Kesa, which had been created as a holding company following Comet's demerger from Kingfisher group (B&Q, Screwfix) in 2003, then announced a sell-off deal to private equity firm OpCapita late last year. It didn't look pretty.
The takeover price was £2, likely to be less than any items on sale in the stores, plus Kesa had to throw in a £50m investment, keep the pension fund and inject more cash to back up customers' extended warranties. Kesa appeared willing to agree to anything to get Comet off its hands, in other words.
"It was an interesting deal to say the least," says Patrick O'Brien, a retail analyst at Verdict Research. "When a private equity firm buys a retailer, you can never be too shocked about what happens after that."
OpCapita, something of a specialist in struggling retailers, embarked on a severe cost-slashing exercise to reverse what were now clearly not waning profits but losses. Overseen by former Dixons boss John Clare, it outsourced chunks of the business and removed 1500 jobs, including some on the front line.
Only a few months ago it claimed to be turning the corner, but in the end its hand was forced by nervous credit insurers. They refused to grant suppliers insurance in the event of Comet going bust, a catastrophe for any retailer in an industry that relies so heavily on trade credit. At the end of last week, the administrators were called in. The remaining 7000 staff across 240 stores, including around 700 in 34 stores in Scotland, are waiting to learn their fate.
The reasons why Comet crash-landed are complex. The recession may not be helping anyone, but retail sales still grew at 1.5% in the UK (1.1% in Scotland) in the year to September. The electrical sector is also having a pretty good year, with companies like Dixons and John Lewis producing better figures than expected.
The trouble, as Patrick O'Brien explains, is that they are doing well off small consumer electronics items like smartphones, tablets and e-readers. Comet decided a number of years ago to focus on big-ticket items like washing machines, fridges and televisions.
"Those goods have had a particularly bad time of it in the last couple of years," he says. "Think about the lack of house-selling transactions, which generate the replacement of freezers, washing machines and, to some extent, televisions. And people have switched to flat-screen panels in the last 10 years and now there isn't much reason to upgrade. 3D televisions haven't generated sufficient interest. Panasonic announced yesterday that they are cutting back their global shipments of televisions by a quarter."
The problem for Comet is that many of the customers who drove to their stores to pick up these big-ticket items have stopped coming. Comet's cost-cutting programme, plus Currys' stated strategy of prioritising investment in adjacent stores, has exacerbated the problem.
Add to this the fact that Comet, like Currys, made a good deal of its money for a long time by selling extended warranties to customers. This market has been severely curtailed after the Office of Fair Trading raised serious concerns about these warranties earlier this year and introduced new rules to clean up the sector.
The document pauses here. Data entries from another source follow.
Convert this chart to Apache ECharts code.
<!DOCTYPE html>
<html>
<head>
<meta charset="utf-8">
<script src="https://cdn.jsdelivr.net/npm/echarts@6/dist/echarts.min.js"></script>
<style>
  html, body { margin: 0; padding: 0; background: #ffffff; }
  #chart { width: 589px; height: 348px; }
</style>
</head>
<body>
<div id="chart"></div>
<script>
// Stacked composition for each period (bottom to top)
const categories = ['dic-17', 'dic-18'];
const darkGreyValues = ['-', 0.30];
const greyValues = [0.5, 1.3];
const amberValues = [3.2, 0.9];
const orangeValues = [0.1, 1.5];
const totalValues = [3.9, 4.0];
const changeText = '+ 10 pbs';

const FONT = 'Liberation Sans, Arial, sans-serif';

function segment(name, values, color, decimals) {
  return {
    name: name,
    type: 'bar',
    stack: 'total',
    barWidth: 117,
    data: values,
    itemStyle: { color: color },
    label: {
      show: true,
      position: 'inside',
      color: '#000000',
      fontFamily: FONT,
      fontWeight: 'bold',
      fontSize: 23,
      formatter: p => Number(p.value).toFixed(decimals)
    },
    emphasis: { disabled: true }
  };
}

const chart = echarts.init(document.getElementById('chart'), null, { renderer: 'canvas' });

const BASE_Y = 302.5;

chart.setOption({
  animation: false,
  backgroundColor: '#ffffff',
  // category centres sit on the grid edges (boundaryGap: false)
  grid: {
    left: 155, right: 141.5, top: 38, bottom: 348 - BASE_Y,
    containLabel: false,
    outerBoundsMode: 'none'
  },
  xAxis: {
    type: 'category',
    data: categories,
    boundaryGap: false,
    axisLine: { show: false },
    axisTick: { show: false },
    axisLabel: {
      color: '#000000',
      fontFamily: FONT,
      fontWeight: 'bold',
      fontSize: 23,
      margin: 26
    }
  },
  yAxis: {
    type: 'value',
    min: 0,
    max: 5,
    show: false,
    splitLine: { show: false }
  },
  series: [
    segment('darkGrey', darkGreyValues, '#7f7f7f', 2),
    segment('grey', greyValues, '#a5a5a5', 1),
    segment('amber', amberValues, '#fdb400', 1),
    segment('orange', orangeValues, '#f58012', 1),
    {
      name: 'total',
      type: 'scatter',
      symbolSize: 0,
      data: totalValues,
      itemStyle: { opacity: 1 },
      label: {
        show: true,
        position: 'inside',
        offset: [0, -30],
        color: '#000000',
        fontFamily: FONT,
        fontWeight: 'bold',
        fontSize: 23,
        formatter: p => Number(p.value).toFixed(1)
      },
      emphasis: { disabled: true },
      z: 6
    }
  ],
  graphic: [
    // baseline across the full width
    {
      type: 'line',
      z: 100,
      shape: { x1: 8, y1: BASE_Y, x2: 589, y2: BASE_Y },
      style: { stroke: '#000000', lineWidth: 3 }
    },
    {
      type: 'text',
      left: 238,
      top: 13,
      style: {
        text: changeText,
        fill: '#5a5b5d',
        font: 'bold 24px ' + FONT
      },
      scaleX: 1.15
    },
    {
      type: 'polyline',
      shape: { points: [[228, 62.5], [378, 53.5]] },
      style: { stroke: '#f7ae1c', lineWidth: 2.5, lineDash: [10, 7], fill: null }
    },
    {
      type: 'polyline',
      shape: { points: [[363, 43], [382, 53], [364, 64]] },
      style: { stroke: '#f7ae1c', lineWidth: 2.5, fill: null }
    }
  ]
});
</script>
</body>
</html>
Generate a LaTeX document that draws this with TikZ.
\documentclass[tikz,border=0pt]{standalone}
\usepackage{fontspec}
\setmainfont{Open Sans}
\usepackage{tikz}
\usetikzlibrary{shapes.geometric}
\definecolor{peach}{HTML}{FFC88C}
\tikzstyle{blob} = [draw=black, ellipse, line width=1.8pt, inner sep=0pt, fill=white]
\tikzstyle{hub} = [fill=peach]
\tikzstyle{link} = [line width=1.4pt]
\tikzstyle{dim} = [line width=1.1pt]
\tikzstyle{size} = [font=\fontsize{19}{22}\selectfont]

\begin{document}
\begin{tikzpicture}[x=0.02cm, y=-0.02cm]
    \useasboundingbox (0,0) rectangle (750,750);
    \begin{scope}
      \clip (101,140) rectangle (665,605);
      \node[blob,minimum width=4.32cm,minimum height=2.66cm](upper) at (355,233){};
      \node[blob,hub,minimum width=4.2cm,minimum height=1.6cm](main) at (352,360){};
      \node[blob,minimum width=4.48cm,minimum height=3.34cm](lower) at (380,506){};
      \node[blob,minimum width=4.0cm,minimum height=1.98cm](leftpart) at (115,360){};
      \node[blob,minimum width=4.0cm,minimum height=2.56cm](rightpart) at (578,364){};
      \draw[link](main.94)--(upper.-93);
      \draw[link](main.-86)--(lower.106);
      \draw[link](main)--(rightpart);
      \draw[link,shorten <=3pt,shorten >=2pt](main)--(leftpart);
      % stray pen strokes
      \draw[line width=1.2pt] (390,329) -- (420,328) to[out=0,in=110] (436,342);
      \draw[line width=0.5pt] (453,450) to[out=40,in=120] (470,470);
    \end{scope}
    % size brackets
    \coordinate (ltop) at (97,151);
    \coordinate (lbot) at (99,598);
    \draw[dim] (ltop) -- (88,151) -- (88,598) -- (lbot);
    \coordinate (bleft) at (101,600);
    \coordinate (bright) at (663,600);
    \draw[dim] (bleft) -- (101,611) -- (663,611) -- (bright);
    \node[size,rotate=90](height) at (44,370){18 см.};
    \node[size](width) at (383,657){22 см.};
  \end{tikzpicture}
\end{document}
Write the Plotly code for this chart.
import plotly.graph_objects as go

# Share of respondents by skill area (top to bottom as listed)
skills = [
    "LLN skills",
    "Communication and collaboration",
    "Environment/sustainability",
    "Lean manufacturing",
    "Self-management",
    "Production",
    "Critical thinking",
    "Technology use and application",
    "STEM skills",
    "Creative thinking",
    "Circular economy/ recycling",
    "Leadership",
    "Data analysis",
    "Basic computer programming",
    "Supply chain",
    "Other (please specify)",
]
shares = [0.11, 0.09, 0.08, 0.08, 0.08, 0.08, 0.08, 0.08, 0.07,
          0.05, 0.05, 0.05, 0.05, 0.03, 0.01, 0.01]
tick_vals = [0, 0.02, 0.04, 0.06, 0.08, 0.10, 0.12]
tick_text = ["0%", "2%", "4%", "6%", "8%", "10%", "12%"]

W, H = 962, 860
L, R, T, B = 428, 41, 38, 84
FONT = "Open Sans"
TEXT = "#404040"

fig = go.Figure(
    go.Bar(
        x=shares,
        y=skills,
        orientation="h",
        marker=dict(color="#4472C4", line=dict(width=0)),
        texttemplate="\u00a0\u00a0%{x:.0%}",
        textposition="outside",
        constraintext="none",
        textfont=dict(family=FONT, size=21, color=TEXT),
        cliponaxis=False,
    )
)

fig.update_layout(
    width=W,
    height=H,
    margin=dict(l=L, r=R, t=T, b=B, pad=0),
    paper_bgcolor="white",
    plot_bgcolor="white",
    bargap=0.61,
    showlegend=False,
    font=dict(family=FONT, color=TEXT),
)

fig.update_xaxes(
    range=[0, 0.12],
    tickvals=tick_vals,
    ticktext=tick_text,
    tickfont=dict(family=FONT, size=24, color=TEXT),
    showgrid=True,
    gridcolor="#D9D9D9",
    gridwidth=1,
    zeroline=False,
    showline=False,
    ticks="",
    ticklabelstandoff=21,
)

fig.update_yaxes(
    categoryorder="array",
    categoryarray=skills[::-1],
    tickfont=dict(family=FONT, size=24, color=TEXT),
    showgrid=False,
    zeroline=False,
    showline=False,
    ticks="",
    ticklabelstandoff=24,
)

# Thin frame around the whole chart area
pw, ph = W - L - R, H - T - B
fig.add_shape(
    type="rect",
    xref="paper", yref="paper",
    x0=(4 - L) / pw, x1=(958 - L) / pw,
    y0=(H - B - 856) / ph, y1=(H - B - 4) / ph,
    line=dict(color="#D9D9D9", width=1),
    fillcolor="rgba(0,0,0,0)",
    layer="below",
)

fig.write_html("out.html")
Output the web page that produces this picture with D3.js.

While profits and sales went south, Comet's long leases on stores prevented it from closing them quickly enough to stay competitive.
And all of that is before anyone talks about the internet. Comet was late to grasp the importance of e-commerce. It then spent heavily to catch up, but the damage has been done anyway. The company has fallen prey to the pastime known as "showrooming", where customers visit stores to talk to staff about products only to then go and buy them cheaper on the internet. In a sector where nearly 40% of all sales are online, which is among the highest of all categories, this has helped Amazon to rocket into fifth place. It could yet overtake Comet for the first time without a shop in sight.
With Comet gift vouchers now suspended by the administrators, and uncertainty ahead for customers who have goods on order, there may be no songs of sleigh bells oozing out of speakers in these trading caverns in the weeks ahead. Like an electric light bulb suddenly going out, retailers are reminded that this is not a market that suffers foolish strategies lightly.